The Value of an Office
The question is, what is it that an office really does for a property manager?
• Sure, it gives tenants a place to make a payment, but those dropped off payments are usually in cash which is a no-no to avoid break-ins and worse.
• An office also gives an upset tenant or contractor a place to go and holler/intimidate at someone – but trust us, they can do that quite well over the phone.
• It gives the company a place to keep all its paper — true, but RRP is a paperless company. Every piece of paper we receive gets scanned and stored on our cloud server, allowing it to be accessed from anywhere with internet.
• It could provide a place for the various departments to talk to each other, but we already have exactly that in the form of a chatroom that everyone is logged into for every minute that they’re on the clock.
• It provides a place to meet new clients – we find most clients want to meet at a property or prefer a location (a coffee shop) near them. We do have several office locations which we can use when someone really wants to meet with us.

The Cost of an Office
What people rarely think about is the downside of having an office space. There’s the obvious – rent, utility bills, furniture, etc. But there’s also a host of downsides that aren’t in the form of costs.
• An ‘office space’ mentality comes with the outdated notion of paying workers just for being in the work place. We don’t want to pay our staff for not working, so instead we pay them only for the time that they’re actually doing something useful, using time-tracking software that tells us when someone is actually at their home office desk doing stuff.
• Having a physical office similarly forces you to only hire workers within driving distance of your office. A virtual office allows us to recruit talent from places as distant as the Upper Peninsula, Minneapolis and Seattle – not to mention overseas.
• Commuting to an office every day wastes a lot of time, creating a lot of unnecessary stress and can increase staff turnover. In Metro Detroit commuting can eat up 20+% of ones waking hours each work day. Allowing people to work from home decreases stress while increasing performance.

Making the Call
Ultimately, though, the feather that tipped the scales in favor of an Internet-based, telecommuting company came from an unexpected corner: we studied our tenant base, and we realized that almost across the board, newspaper ads, signs in windows, walk-ins, and so on accounted for over 80% of our problem tenants. Tenants who have Internet access, and feel comfortable communicating through just the phone, email and text, rather than office visits – those tenants tended to be better performers.

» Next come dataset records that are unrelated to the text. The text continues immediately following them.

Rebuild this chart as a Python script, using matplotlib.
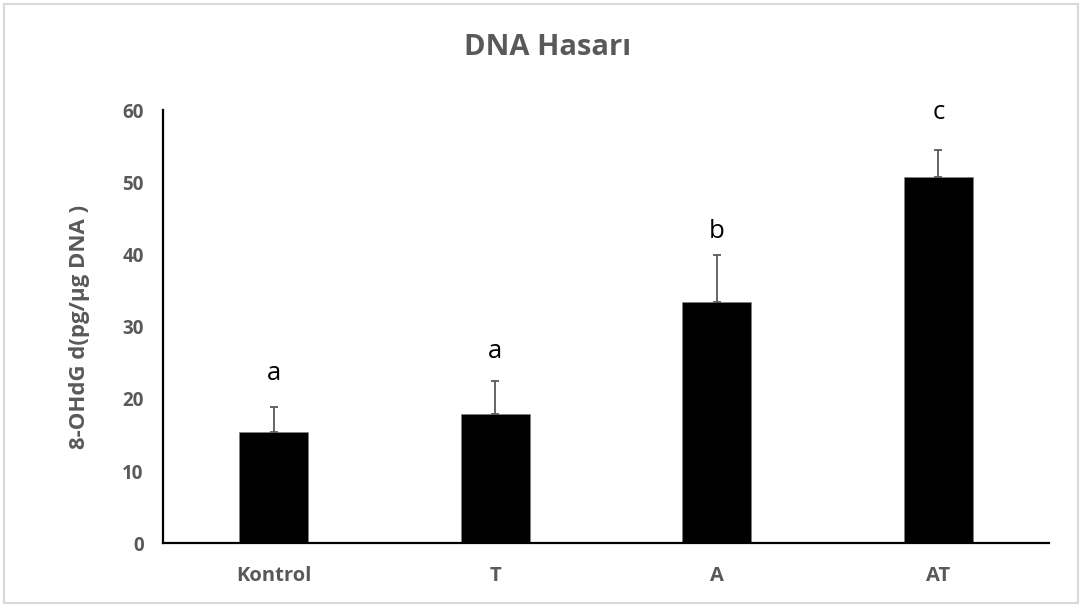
import matplotlib.pyplot as plt
from matplotlib.patches import Rectangle

# ── Data ──────────────────────────────────────────────────────────────────────
GROUPS   = ['Kontrol', 'T', 'A', 'AT']
MEANS    = [15.4, 17.9, 33.4, 50.8]
SD       = [3.5, 4.6, 6.6, 3.7]
LETTERS  = ['a', 'a', 'b', 'c']
LETTER_Y = [22.6, 25.6, 42.3, 58.7]   # baseline of the significance letters

TEXT_GRAY = '#595959'
plt.rcParams['font.family'] = ['Open Sans', 'DejaVu Sans']

# ── Figure ────────────────────────────────────────────────────────────────────
fig = plt.figure(figsize=(10.8, 6.05), dpi=100)
ax = fig.add_axes([0.1509, 0.102, 0.8204, 0.716])

x = range(len(GROUPS))
ax.bar(x, MEANS, width=0.31, color='black', edgecolor='#7f7f7f', linewidth=0.4,
       zorder=2)
ax.errorbar(x, MEANS, yerr=[[0] * len(SD), SD], fmt='none', ecolor=TEXT_GRAY,
            elinewidth=1.3, capsize=3, capthick=1.3, zorder=1)

for xi, letter, ly in zip(x, LETTERS, LETTER_Y):
    ax.text(xi, ly, letter, ha='center', va='baseline', fontsize=18.5,
            color='black')

ax.set_xlim(-0.5, len(GROUPS) - 0.5)
ax.set_ylim(0, 60)
ax.set_yticks(range(0, 61, 10))
ax.set_xticks(list(x))
ax.set_xticklabels(GROUPS, fontsize=14.5, fontweight='bold', color=TEXT_GRAY)
for lbl in ax.get_yticklabels():
    lbl.set_fontsize(13.5)
    lbl.set_fontweight('bold')
    lbl.set_color(TEXT_GRAY)
ax.tick_params(axis='both', length=0)
ax.tick_params(axis='y', pad=14)
ax.tick_params(axis='x', pad=16)

ax.spines['top'].set_visible(False)
ax.spines['right'].set_visible(False)
ax.spines['left'].set_linewidth(1.6)
ax.spines['bottom'].set_linewidth(1.6)

ax.set_ylabel('8-OHdG d(pg/µg DNA )', fontsize=16, fontweight='bold',
              color=TEXT_GRAY, labelpad=23)

fig.text(0.507, 0.922, 'DNA Hasarı', ha='center', va='center', fontsize=21,
         fontweight='bold', color=TEXT_GRAY)

# light chart border
fig.patches.append(Rectangle((0.004, 0.003), 0.994, 0.991, transform=fig.transFigure,
                             fill=False, edgecolor='#d9d9d9', linewidth=1.5))

fig.savefig('out.png', dpi=100)
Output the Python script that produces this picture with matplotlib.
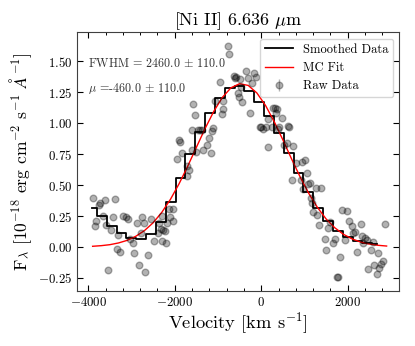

Once we saw that the marketing process was better off online, we started looking at our other departments and figuring out just how much of our day-to-day activities really don’t require an office space, and from there, the process was entirely logical. Today we have dedicated locksmiths, inspectors, photographers, handymen, and event representatives who live in the area we serve. But our paperwork-handlers, creative labor, and even middle management save time, stress, and costs by reporting in electronically – even the ones that do live in the area — and we’re all the better for it.